If $f(x)\in \Bbb Q[x]$ has splitting field of degree $16$ over $\Bbb Q$ is $f(x)$ solvable by radicals.
My attempt: Any general equation of degree $\geq 5$ is not solvable by radicals.
Now as the splitting field is of degree $16$ which is $2^4$ so the best candidate should be a poly of degree $4$. Now let it's roots are $a,b,c,d$ then $|\Bbb Q(a)/\Bbb Q|=4$ then for the next root $b$ will $|\Bbb Q(a,b)/\Bbb Q(a)|=2$or $3$?
Help me from here...
Unfortunately, that approach won't work. Clearly we don't want $[\Bbb Q(a,b):\Bbb Q(a)]=3$, as $3$ is not a factor of $16$. So we must have $2$. However, if $b$ has degree $2$ over $\Bbb Q(a)$, then $b$ has a minimal polynomial $g$ of degree $2$ over $\Bbb Q(a)$. We get $$ f(x)=(x-a)g(x)(x-c) $$ for some $c\in\Bbb C$. Note that since $b$ is a root of $g$, the other root of $g$ is already contained in $\Bbb Q(a,b)$, so $f$ factors completely over $\Bbb Q(a,b)$ and therefore the extensions stop there.

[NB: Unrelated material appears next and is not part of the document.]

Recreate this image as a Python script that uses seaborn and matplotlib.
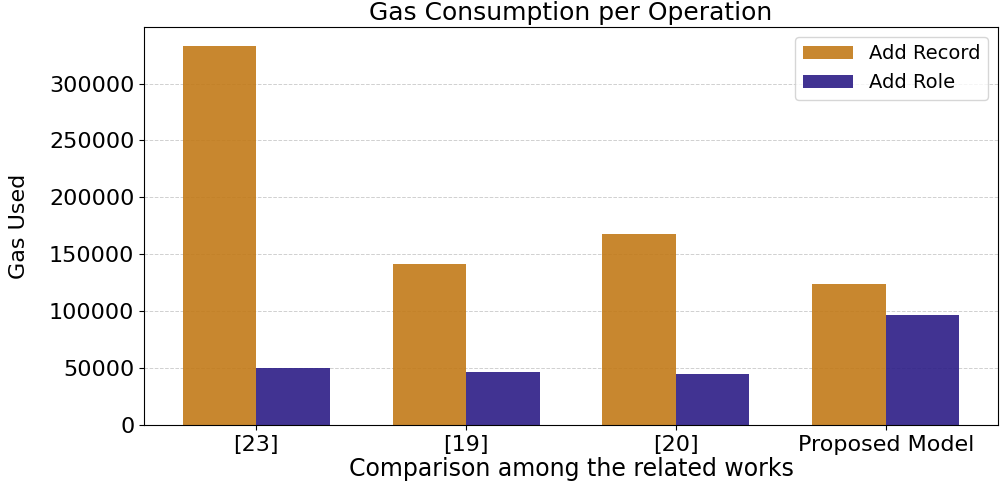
import pandas as pd
import matplotlib.pyplot as plt
import seaborn as sns

# values
works = ['[23]', '[19]', '[20]', 'Proposed Model']
add_record = [333000, 141000, 168000, 124000]
add_role = [50000, 46600, 44800, 97000]

df = pd.DataFrame({
    'Work': works * 2,
    'Operation': ['Add Record'] * len(works) + ['Add Role'] * len(works),
    'Gas': add_record + add_role,
})

colors = {'Add Record': '#C27A18', 'Add Role': '#2C1D86'}

fig, ax = plt.subplots(figsize=(10.04, 4.82), dpi=100)
fig.subplots_adjust(left=0.1434, right=0.994, bottom=0.1183, top=0.944)

ax.set_axisbelow(True)
ax.grid(axis='y', linestyle='--', color='#c4c4c4', linewidth=0.7, alpha=0.8)

sns.barplot(data=df, x='Work', y='Gas', hue='Operation', palette=colors,
            width=0.7, saturation=1, alpha=0.9, ax=ax)

ax.set_xlim(-0.535, 3.535)
ax.set_title('Gas Consumption per Operation', fontsize=18, pad=5)
ax.set_xlabel('Comparison among the related works', fontsize=17, labelpad=2)
ax.set_ylabel('Gas Used', fontsize=16, labelpad=14)
ax.tick_params(axis='both', labelsize=16)

handles, labels = ax.get_legend_handles_labels()
ax.legend(handles, labels, loc='upper right', fontsize=14, handlelength=2.6)

plt.savefig('out.png', dpi=100)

However, just because general polynomials of degree $5$ or higher aren't solvable, that doesn't mean there aren't higher degree solvable polynomials. So it's possible to have a degree $16$ solvable polynomial which splits entirely just by adjoining a single root. For instance, take $$\frac{x^{17}-1}{x-1}=x^{16}+x^{15}+\cdots+x+1$$
Finally, I think you have misunderstood the question. I think what the question really asks is "Given that the splitting field of $f$ has degree $16$ over $\Bbb Q$, does it necessarily follow that $f$ is solvable by radicals?" And the answer is "yes": the Galois group of the splitting field of $f$ has order $16$, and any group of order $16$ is solvable, since $A_5$ is the smallest non-solvable group.